I am deeply grateful for fiction, which both transports me and grounds me, and for my friends, who do the same. Miracles indeed. 


(The title of this blog post is that of a Carol Shields story.)


Sunday, May 2, 2021

Past Imperfect

I miss my husband. I miss our conversations, and all the things we did together: our walks, our adventures, our shared loves, the things we discovered together. I miss reading & discussing books, watching & talking about plays, cooking together, taking random courses together in order to learn how to make cheese, build a pizza oven, or more effectively use a compass. I even miss our differences. I just miss him, and us. 


The end of the Pathfinder walk, a 46 miles-in-a-day-walk (50 by the time we walked to and from our B & B). Exhausted, but smiling, and ready for a pint. 

Just to be clear, my husband is still alive. 


And he’s still my husband. And I speak of him in the present tense: Doug loves pie. Doug loves music. Doug has a great sense of humour.

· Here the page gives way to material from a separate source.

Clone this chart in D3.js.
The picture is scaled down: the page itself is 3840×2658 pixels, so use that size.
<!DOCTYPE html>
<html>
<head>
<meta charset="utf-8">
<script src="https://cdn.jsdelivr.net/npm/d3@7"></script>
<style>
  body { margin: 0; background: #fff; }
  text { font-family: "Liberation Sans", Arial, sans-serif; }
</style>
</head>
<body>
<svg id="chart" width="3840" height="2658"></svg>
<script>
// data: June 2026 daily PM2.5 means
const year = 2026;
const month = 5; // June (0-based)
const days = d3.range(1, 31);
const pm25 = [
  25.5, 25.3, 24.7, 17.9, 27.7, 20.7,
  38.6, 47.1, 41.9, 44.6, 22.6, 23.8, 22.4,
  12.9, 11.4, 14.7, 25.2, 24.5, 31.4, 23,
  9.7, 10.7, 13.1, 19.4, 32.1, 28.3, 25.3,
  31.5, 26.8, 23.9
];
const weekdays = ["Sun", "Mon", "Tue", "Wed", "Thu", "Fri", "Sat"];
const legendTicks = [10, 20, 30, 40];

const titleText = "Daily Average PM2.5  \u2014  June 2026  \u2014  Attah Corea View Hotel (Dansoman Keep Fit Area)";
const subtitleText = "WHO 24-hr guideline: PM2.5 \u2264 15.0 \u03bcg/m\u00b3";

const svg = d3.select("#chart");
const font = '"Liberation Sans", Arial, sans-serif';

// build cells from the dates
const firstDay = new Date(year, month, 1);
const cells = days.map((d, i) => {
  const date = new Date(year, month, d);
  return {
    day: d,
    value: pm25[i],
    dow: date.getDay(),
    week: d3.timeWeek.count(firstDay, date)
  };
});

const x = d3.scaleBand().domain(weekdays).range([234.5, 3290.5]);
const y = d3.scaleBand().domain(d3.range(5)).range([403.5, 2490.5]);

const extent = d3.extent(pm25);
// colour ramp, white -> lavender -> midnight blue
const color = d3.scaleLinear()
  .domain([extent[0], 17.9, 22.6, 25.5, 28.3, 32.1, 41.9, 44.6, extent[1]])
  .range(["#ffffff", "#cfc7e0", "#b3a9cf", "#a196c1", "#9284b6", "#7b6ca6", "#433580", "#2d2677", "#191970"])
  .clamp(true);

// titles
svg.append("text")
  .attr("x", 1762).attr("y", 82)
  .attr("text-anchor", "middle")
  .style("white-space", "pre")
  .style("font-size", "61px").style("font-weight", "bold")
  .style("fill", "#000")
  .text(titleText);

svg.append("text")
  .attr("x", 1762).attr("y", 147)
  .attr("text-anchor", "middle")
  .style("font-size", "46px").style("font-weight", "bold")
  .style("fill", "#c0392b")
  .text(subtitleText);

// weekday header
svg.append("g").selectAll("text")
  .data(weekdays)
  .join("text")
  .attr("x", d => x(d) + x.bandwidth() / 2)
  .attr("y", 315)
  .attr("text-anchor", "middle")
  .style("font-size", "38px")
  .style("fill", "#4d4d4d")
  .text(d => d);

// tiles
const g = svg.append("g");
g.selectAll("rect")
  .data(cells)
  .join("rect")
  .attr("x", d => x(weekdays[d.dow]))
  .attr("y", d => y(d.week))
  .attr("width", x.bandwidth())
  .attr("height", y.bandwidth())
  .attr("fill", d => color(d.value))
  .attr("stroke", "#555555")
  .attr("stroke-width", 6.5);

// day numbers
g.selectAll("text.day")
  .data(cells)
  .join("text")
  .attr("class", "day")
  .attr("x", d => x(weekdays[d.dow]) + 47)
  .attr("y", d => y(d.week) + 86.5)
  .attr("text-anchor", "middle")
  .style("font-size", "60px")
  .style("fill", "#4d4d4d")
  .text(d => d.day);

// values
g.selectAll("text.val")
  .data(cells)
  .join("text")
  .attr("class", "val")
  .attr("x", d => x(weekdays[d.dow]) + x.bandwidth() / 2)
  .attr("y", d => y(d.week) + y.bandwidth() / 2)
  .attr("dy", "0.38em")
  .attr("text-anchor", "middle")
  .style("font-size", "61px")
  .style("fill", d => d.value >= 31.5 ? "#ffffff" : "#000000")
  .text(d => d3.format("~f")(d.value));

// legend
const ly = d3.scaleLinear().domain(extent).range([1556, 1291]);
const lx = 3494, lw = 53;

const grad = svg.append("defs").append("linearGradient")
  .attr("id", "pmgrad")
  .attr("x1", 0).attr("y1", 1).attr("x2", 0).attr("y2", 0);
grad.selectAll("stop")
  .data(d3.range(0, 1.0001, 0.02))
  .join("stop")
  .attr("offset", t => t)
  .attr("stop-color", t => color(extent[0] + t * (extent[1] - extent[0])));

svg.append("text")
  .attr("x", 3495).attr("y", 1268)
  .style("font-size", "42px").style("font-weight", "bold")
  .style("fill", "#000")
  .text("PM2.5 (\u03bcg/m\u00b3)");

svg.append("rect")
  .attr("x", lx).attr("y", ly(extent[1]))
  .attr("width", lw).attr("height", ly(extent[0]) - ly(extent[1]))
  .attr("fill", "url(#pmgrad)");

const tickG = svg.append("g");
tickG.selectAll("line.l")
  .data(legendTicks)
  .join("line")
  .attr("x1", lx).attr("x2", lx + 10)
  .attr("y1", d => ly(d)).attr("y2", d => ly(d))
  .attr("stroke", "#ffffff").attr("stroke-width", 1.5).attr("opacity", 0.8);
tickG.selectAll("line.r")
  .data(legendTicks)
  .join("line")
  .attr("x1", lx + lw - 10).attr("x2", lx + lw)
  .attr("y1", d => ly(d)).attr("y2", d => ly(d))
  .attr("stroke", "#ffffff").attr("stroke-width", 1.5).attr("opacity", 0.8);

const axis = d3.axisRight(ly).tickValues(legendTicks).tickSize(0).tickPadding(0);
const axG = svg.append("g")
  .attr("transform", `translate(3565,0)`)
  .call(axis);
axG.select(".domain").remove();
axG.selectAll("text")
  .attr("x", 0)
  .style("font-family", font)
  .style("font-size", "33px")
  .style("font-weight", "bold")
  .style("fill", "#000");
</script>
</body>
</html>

The end of our Hadrian's Wall Walk, which we added to in order to make it a true coast-to-coast. 



It breaks my heart when people refer to him in the past, though I understand why they do. He is not the person we used to know. And past imperfect is the correct choice, alas, for many of his loves and hobbies. He used to play the banjo and bagpipes. He used to be a voracious reader. He used to be a talented writer and editor, and he used to have a beautiful singing voice. He used to bake all our bread, and make jam, and preserve pickles, and . . . and I’ll stop before I just list all the things he is no longer able to do, because that will only lead to sadness.

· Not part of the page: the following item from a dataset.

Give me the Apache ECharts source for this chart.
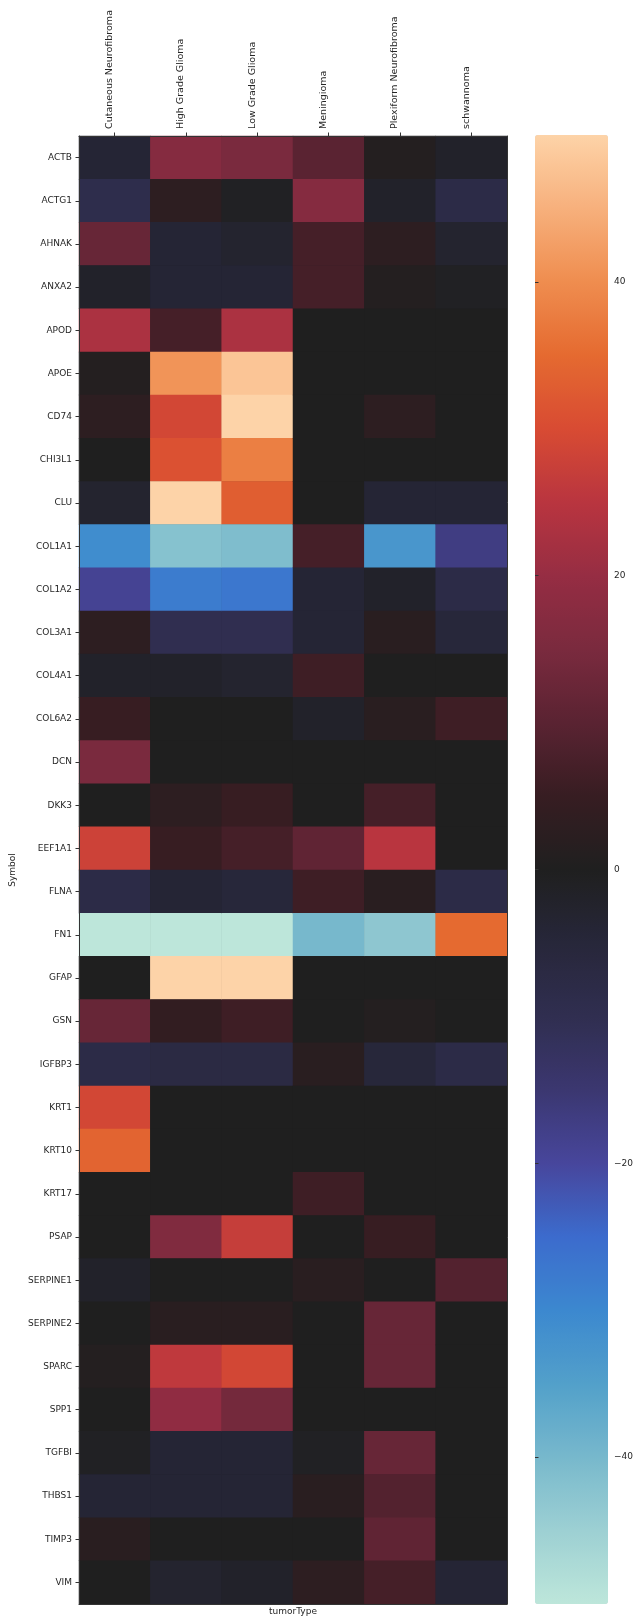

The transition I made from wife to wife-caregiver was difficult for both of us, and the transition from wife-caregiver to caregiver even more so. This new transition I’m making (slowly, reluctantly, as if I have any voice in the matter at all) from caregiver to stranger is difficult only for me; he is unaware. That gives me some comfort. 



He sometimes looks at me, smiles, and says “hello!” as if he’s pleased to see me. Just as often he looks at one of his professional caregivers, or a housekeeper, or another resident, smiles, and says “hello!” in the same way. I’m truly glad he’s so pleased to see so many people. We’re both introverts, but he used to be the social one - great at telling jokes, and making small talk, and listening, and mixing drinks, and hosting gatherings. We used to be a great team. 



I am super lucky - truly blessed - to have friends I can ring in tears. After a recent incident at the long term care home, I called a best friend who listened to me, comforted me, and then reflected that Doug is not the man I once knew. Sometimes I need to be reminded that his reality and mine are different. And that it is OK for me to grieve the loss of the man I used to know. 



I used to love him;  I love him still.